Letter: Hunter can’t get license to restock family’s freezer

Reading the online explanation…indicates the changes are to financially bolster the guide outfitting industry…

To the editor:

Re: New B.C. wildlife allocation policy is unfair to resident hunters.

I have been a hunter in B.C. since the early 1970s and almost every year have been able to harvest a moose or deer or elk or bear to feed my family. The past two years I have not been successful, not from lack of effort but because B.C. wildlife populations are decreasing, i.e. the pie is getting smaller.

Now we hear that a new Allocation Policy will give a larger share of the pie to the guide outfitters—this change is completely unacceptable.  At my age my chances of ever again getting a moose, Roosevelt elk or sheep draw are now probably zero.
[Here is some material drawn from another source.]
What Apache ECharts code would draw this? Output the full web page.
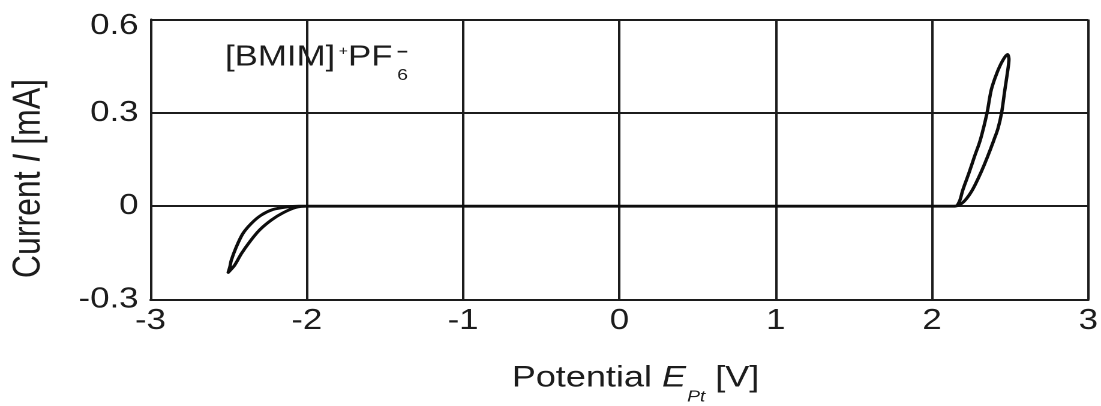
<!DOCTYPE html>
<html>
<head>
<meta charset="utf-8">
<title>[BMIM]+PF6- cyclic voltammogram</title>
<script src="https://cdn.jsdelivr.net/npm/echarts@6/dist/echarts.min.js"></script>
<style>
  html, body { margin: 0; padding: 0; background: #fff; overflow: hidden; }
  /* the figure is drawn 1.2x wider than tall */
  #chart { width: 917.5px; height: 406px; transform: scaleX(1.2); transform-origin: 0 0; }
</style>
</head>
<body>
<div id="chart"></div>
<script>
// Axis ticks
const xTicks = [-3, -2, -1, 0, 1, 2, 3];          // Potential E_Pt [V]
const yTicks = [-0.3, 0, 0.3, 0.6];               // Current I [mA]

// One full scan: 0 V -> anodic limit -> cathodic limit -> 0 V
const potentialV = [
  0, 1.0, 2.0, 2.15,
  2.175, 2.197, 2.235, 2.272, 2.309, 2.352, 2.379, 2.415, 2.452, 2.483,
  2.492, 2.482, 2.466, 2.445, 2.422, 2.396, 2.352, 2.31, 2.258, 2.21, 2.17, 2.13,
  2.0, 1.0, 0, -1.0, -2.0,
  -2.07, -2.155, -2.228, -2.303, -2.366, -2.419, -2.462, -2.503,
  -2.492, -2.483, -2.451, -2.409, -2.356, -2.292, -2.218, -2.133, -2.05,
  -1.0, 0
];
const currentMA = [
  0, 0, 0, 0,
  0.015, 0.052, 0.105, 0.16, 0.213, 0.300, 0.374, 0.428, 0.468, 0.488,
  0.472, 0.428, 0.374, 0.300, 0.25, 0.213, 0.155, 0.105, 0.052, 0.018, 0.003, 0,
  0, 0, 0, 0, 0,
  -0.004, -0.022, -0.045, -0.077, -0.115, -0.153, -0.190, -0.213,
  -0.195, -0.174, -0.131, -0.088, -0.056, -0.029, -0.011, -0.003, 0,
  0, 0
];

const ink = '#1c1c1c';
const font = '"Liberation Sans", Arial, Helvetica, sans-serif';

const chart = echarts.init(document.getElementById('chart'), null, { devicePixelRatio: 2 });

chart.setOption({
  animation: false,
  backgroundColor: '#ffffff',
  grid: { left: 125.4, right: 6.25, top: 19.5, bottom: 106.5 },
  xAxis: {
    type: 'value',
    min: xTicks[0], max: xTicks[xTicks.length - 1], interval: 1,
    axisLine: { show: true, onZero: false, lineStyle: { color: ink, width: 2 } },
    axisTick: { show: false },
    splitLine: { show: true, lineStyle: { color: ink, width: 2 } },
    axisLabel: { color: ink, fontFamily: font, fontSize: 29, margin: 7 }
  },
  yAxis: {
    type: 'value',
    min: yTicks[0], max: yTicks[yTicks.length - 1], interval: 0.3,
    axisLine: { show: true, onZero: false, lineStyle: { color: ink, width: 2 } },
    axisTick: { show: false },
    splitLine: { show: true, lineStyle: { color: ink, width: 2 } },
    axisLabel: {
      color: ink, fontFamily: font, fontSize: 29, margin: 10,
      formatter: function (v) {
        const s = String(Math.round(v * 10) / 10);
        return Math.abs(v - yTicks[yTicks.length - 1]) < 1e-9 ? '{top|' + s + '}' : s;
      },
      rich: { top: { fontFamily: font, fontSize: 29, color: ink, padding: [13, 0, 0, 0] } }
    }
  },
  series: [{
    type: 'line',
    data: potentialV.map((e, i) => [e, currentMA[i]]),
    showSymbol: false,
    smooth: 0.3,
    z: 5,
    lineStyle: { color: '#0d0d0d', width: 2.8, join: 'round', cap: 'round' }
  }],
  graphic: [
    {
      type: 'text', x: 24.2, y: 178.5, rotation: Math.PI / 2,
      style: {
        text: '{n|Current }{i|I}{n| [mA]}',
        align: 'center', verticalAlign: 'middle', fill: ink,
        rich: {
          n: { fontFamily: font, fontSize: 32, fill: ink },
          i: { fontFamily: font, fontSize: 32, fontStyle: 'italic', fill: ink }
        }
      }
    },
    {
      type: 'text', x: 529.6, y: 363.2,
      style: {
        text: '{n|Potential }{e|E}{s|Pt}{n| [V]}',
        align: 'center', verticalAlign: 'top', fill: ink,
        rich: {
          n: { fontFamily: font, fontSize: 30, lineHeight: 36, verticalAlign: 'top', fill: ink },
          e: { fontFamily: font, fontSize: 30, lineHeight: 36, fontStyle: 'italic', verticalAlign: 'top', fill: ink },
          s: { fontFamily: font, fontSize: 16, lineHeight: 18, fontStyle: 'italic', verticalAlign: 'top', padding: [26, 0, 0, 1], fill: ink }
        }
      }
    },
    { type: 'text', x: 187.5, y: 57.5, style: { text: '[BMIM]', font: '29px ' + font, fill: ink, align: 'left', verticalAlign: 'middle' } },
    { type: 'text', x: 286.1, y: 51.2, style: { text: '+', font: '13px ' + font, fill: ink, align: 'center', verticalAlign: 'middle' } },
    { type: 'text', x: 290, y: 57.5, style: { text: 'PF', font: '29px ' + font, fill: ink, align: 'left', verticalAlign: 'middle' } },
    { type: 'text', x: 335.4, y: 52.5, style: { text: '\u2212', font: 'bold 16px ' + font, fill: ink, align: 'center', verticalAlign: 'middle' } },
    { type: 'text', x: 335.4, y: 75.5, style: { text: '6', font: '16px ' + font, fill: ink, align: 'center', verticalAlign: 'middle' } }
  ]
});
</script>
</body>
</html>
Reading the explanation for these changes on the Ministry of Forests, Lands and Natural Resource Operations website indicates the changes are to financially bolster the guide outfitting industry, nothing to do with an all-stakeholder agreement or making sure a public resource is first available to B.C. residents, after conservation and First Nations. Since when does the government get involved in guaranteeing a business success? I owned two small businesses during my working career and at no time did the government provide me with additional product that I could sell at a profit or do anything else to ensure my success. Why do the guide outfitters deserve special treatment? Is the government now going to guarantee success to all businesses?

I understood that after years of discussion all parties had agreed in 2007 to a 90 per cent resident/10 per cent guide outfitter split on ungulates and a 80/20 split on sheep and goats. Such a split would be much more generous to the guide outfitters than most jurisdictions in North America and it should have been put into legislation in 2007.

The 90/10 and 80/20 splits should be policy and should be put into legislation so that all stakeholders can get back to supporting healthy wildlife populations.